Five things we learned from CONMEBOL's latest rounds of qualifiers

Posted by Tim Vickery

Chile players celebrate a goal against Bolivia.APChile players celebrate a goal against Bolivia.

ESPN's South American correspondent Tim Vickery examines the latest round of CONMEBOL qualifiers and highlights five key areas on the road to Brazil.


Argentina, Colombia and Ecuador were already looking good value for three of the continent's four automatic qualifying slots. Indeed, with 26 points Argentina could lose their remaining games and probably still make it. Three points behind them, Colombia are also close. And two more wins will certainly be good enough for Ecuador - a win and a draw might even do it.

But the story of these two rounds was that Chile have crashed the party. The second game, Tuesday's 3-1 win over Bolivia, was their home banker. The key match, then, was last Friday's visit to Paraguay - who, as their coach Gerardo Pelusso said, were desperately trying to catch the last train bound for Brazil. But the Paraguayans were left standing on the platform, wistfully watching Chile pull away with a 2-1 win.

The Chileans were the only side to record two wins in the two rounds - indeed, they have now won their last three matches and would seem to have saved their once-stricken campaign. Early signs of life under electric little Argentine coach Jorge Sampaoli are very encouraging, not least for the neutral. As in the last World Cup, Chile seek to drive forward attractively, but have enough defensive deficiencies to keep the opponents in with a chance - and keep the neutral on the edge of his seat.


Tuesday's visit to Venezuela was a vital game for the Uruguayans. In the six rounds they have played this season, they had acquired two home draws, and suffered four heavy away defeats, which had left them down in seventh place. The limit of their ambitions would now seem to be finishing fifth and grabbing the play-off spot, which almost seems theirs by right - they have claimed it in each of the three previous campaigns.

But it was looking a long way off when the Venezuela game kicked off. Luis Suarez, Uruguay's star player, was suspended. Defeat would leave the team six points off the play-off position with just four rounds to go. It was make or break time.

Roberto Salomone/AFP/Getty ImagesEdinson Cavani captured the winner for Uruguay.

Over recent months, coach Oscar Washington Tabarez has looked a little like a fly caught in a bottle, going round in frantic circles as he tinkered in search of a solution. Last week's 1-0 win over France in a friendly seems to have convinced him that Uruguay operate best on the counter–attack, lying deep with midfield and defence close together, and springing out to launch their dangerous strikers in plenty of space.

Against Venezuela it worked to perfection. The hosts had the early pressure and the half chances, while Uruguay raced away to take the lead from their first opportunity. And that is the way it finished - 1-0 to Uruguay, who love winning their matches with a dose of suffering along the way.


As well as Uruguay and Venezuela - now level on points - Peru are also in the hunt. And they can put themselves in the driving seat when the campaign resumes in September. A mini-championship will take place.
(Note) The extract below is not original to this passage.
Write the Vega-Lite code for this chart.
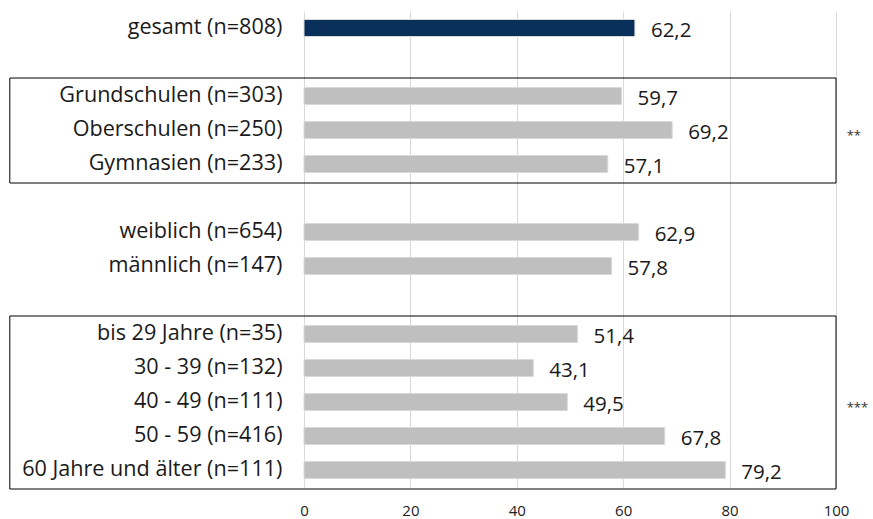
{
  "$schema": "https://vega.github.io/schema/vega-lite/v6.json",
  "width": 532,
  "height": 476,
  "autosize": {"type": "none"},
  "padding": {"left": 304, "top": 11, "right": 37, "bottom": 32},
  "config": {
    "font": "Open Sans",
    "view": {"stroke": null},
    "locale": {
      "number": {"decimal": ",", "thousands": ".", "grouping": [3], "currency": ["", " €"]}
    }
  },
  "datasets": {
    "werte": [
      {"kategorie": "gesamt (n=808)", "anteil": 62.2, "gesamt": true},
      {"kategorie": "Grundschulen (n=303)", "anteil": 59.7, "gesamt": false},
      {"kategorie": "Oberschulen (n=250)", "anteil": 69.2, "gesamt": false},
      {"kategorie": "Gymnasien (n=233)", "anteil": 57.1, "gesamt": false},
      {"kategorie": "weiblich (n=654)", "anteil": 62.9, "gesamt": false},
      {"kategorie": "männlich (n=147)", "anteil": 57.8, "gesamt": false},
      {"kategorie": "bis 29 Jahre (n=35)", "anteil": 51.4, "gesamt": false},
      {"kategorie": "30 - 39 (n=132)", "anteil": 43.1, "gesamt": false},
      {"kategorie": "40 - 49 (n=111)", "anteil": 49.5, "gesamt": false},
      {"kategorie": "50 - 59 (n=416)", "anteil": 67.8, "gesamt": false},
      {"kategorie": "60 Jahre und älter (n=111)", "anteil": 79.2, "gesamt": false}
    ],
    "gruppen": [
      {"von": "Grundschulen (n=303)", "bis": "Gymnasien (n=233)"},
      {"von": "bis 29 Jahre (n=35)", "bis": "60 Jahre und älter (n=111)"}
    ],
    "signifikanz": [
      {"kategorie": "Oberschulen (n=250)", "sterne": "**"},
      {"kategorie": "40 - 49 (n=111)", "sterne": "***"}
    ]
  },
  "encoding": {
    "y": {
      "field": "kategorie",
      "type": "nominal",
      "title": null,
      "scale": {
        "domain": [
          "gesamt (n=808)", " ",
          "Grundschulen (n=303)", "Oberschulen (n=250)", "Gymnasien (n=233)", "  ",
          "weiblich (n=654)", "männlich (n=147)", "   ",
          "bis 29 Jahre (n=35)", "30 - 39 (n=132)", "40 - 49 (n=111)", "50 - 59 (n=416)", "60 Jahre und älter (n=111)"
        ],
        "paddingInner": 0.5,
        "paddingOuter": 0.25
      },
      "axis": {
        "domain": false,
        "ticks": false,
        "grid": false,
        "labelFontSize": 21.6,
        "labelColor": "#1a1a1a",
        "labelPadding": 22,
        "labelLimit": 400
      }
    }
  },
  "layer": [
    {
      "data": {"name": "werte"},
      "mark": {"type": "bar", "stroke": "#d9d9d9", "strokeWidth": 1},
      "encoding": {
        "x": {
          "field": "anteil",
          "type": "quantitative",
          "title": null,
          "scale": {"domain": [0, 100], "nice": false},
          "axis": {
            "values": [0, 20, 40, 60, 80, 100],
            "domain": false,
            "ticks": false,
            "gridColor": "#d9d9d9",
            "labelFontSize": 15,
            "labelFlush": false,
            "labelColor": "#222222",
            "labelPadding": 16
          }
        },
        "color": {
          "condition": {"test": "datum.gesamt", "value": "#0b2f5b"},
          "value": "#bfbfbf"
        }
      }
    },
    {
      "data": {"name": "werte"},
      "mark": {"type": "text", "align": "left", "baseline": "middle", "dx": 16, "dy": 3, "fontSize": 20.5, "color": "#1a1a1a"},
      "encoding": {
        "x": {"field": "anteil", "type": "quantitative"},
        "text": {"field": "anteil", "type": "quantitative", "format": ".1f"}
      }
    },
    {
      "data": {"name": "gruppen"},
      "mark": {"type": "rect", "filled": false, "stroke": "#000000", "strokeWidth": 1, "yOffset": -18, "y2Offset": 19},
      "encoding": {
        "x": {"datum": -55.3, "type": "quantitative"},
        "x2": {"datum": 100},
        "y": {"field": "von", "type": "nominal", "bandPosition": 0.5},
        "y2": {"field": "bis", "bandPosition": 0.5}
      }
    },
    {
      "data": {"name": "signifikanz"},
      "mark": {"type": "text", "align": "left", "baseline": "middle", "dy": 6, "fontSize": 13, "color": "#333333"},
      "encoding": {
        "x": {"datum": 102, "type": "quantitative"},
        "text": {"field": "sterne", "type": "nominal"}
      }
    }
  ]
}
First, Peru are at home to Uruguay. Then they travel to Venezuela. The second match might well be the key one. Peru are strong at home - they won their last two games in Lima to haul themselves back into contention. But their away record is a disaster. Their last win on the road in World Cup qualification came nine years and 21 games ago. Venezuela have managed just four goals in their six home games - this is Peru's big chance.


Only 15 goals were scored in the eight games of the two rounds - comfortably the lowest total in all seven of the double headers staged so far. As the finish line approaches, some of the nerves show themselves as caution.


They may earn a mere tiny fraction of a top class footballer's wages, but that is no reason to mistreat those who drive in the little carts that trundle injured players off the field.

Argentina's Javier Mascherano may have thought he was having a bumpy ride when he was wheeled off towards the end of his side's visit to Ecuador. Perhaps it was the draining effects of playing 2,800 metres up the Andes in Ecuador's mountain stronghold of Quito. But Mascherano only added to the turbulence by aiming a sly little kick in the back of the trolley driver. The Argentina midfielder went wild when he was shown the red card. But had he kicked out at an opponent, there could have been no arguments. Why should it be different with a trolley driver?